FedNdarray]] – list of dataframe or ndarray.
y – Target data. It could be a VDataFrame or FedNdarray which has only one partition, or a PYUObject.
batch_size – Integer or Dict. Number of samples per batch of computation. If unspecified, batch_size will default to 32.
sample_weight – Optional Numpy array of weights for the test samples, used for weighting the loss function.
verbose – Verbosity mode. 0 = silent, 1 = progress bar.
dataset_builder – Callable function, its input is x or [x, y] if y is set, it should return steps_per_epoch and iterable dataset.
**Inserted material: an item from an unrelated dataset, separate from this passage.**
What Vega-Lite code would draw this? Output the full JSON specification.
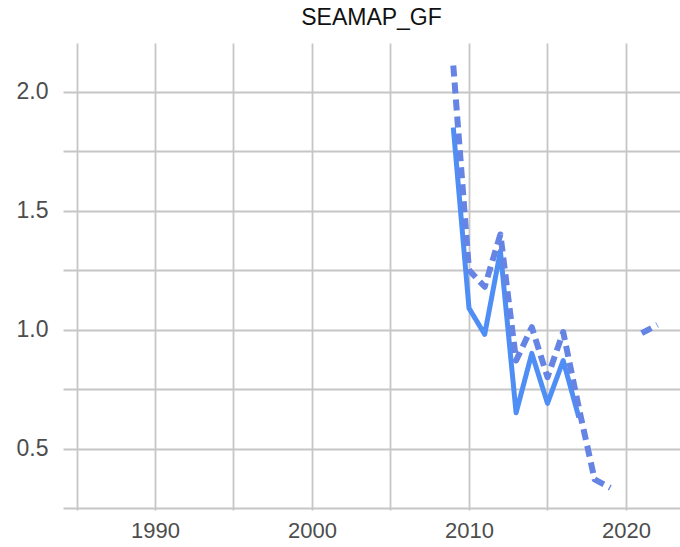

Dataset builder is mainly for building graph dataset.
compress – Whether to use compressor to compress cross device data.

Returns

federate evaluate result

Return type

metrics

save_model(base_model_path: Optional[Union[str, Dict[PYU, str]]] = None, fuse_model_path: Optional[str] = None, is_test=False, save_traces=True)[source]#

Vertical split learning save model interface

Parameters

base_model_path – base model path,only support format like ‘a/b/c’, where c is the model name
fuse_model_path – fuse model path
is_test – whether is test mode
save_traces – (only applies to SavedModel format) When enabled, the SavedModel will store the function traces for each layer.

load_model(base_model_path: Optional[Union[str, Dict[PYU, str]]] = None, fuse_model_path: Optional[str] = None, is_test=False, base_custom_objects=None, fuse_custom_objects=None)[source]#

Vertical split learning load model interface

Parameters

base_model_path – base model path
fuse_model_path – fuse model path
is_test – whether is test mode
base_custom_objects – Optional dictionary mapping names (strings) to custom classes or functions of the base model to be considered during deserialization
fuse_custom_objects – Optional dictionary mapping names (strings) to custom classes or functions of the base model to be considered during deserialization.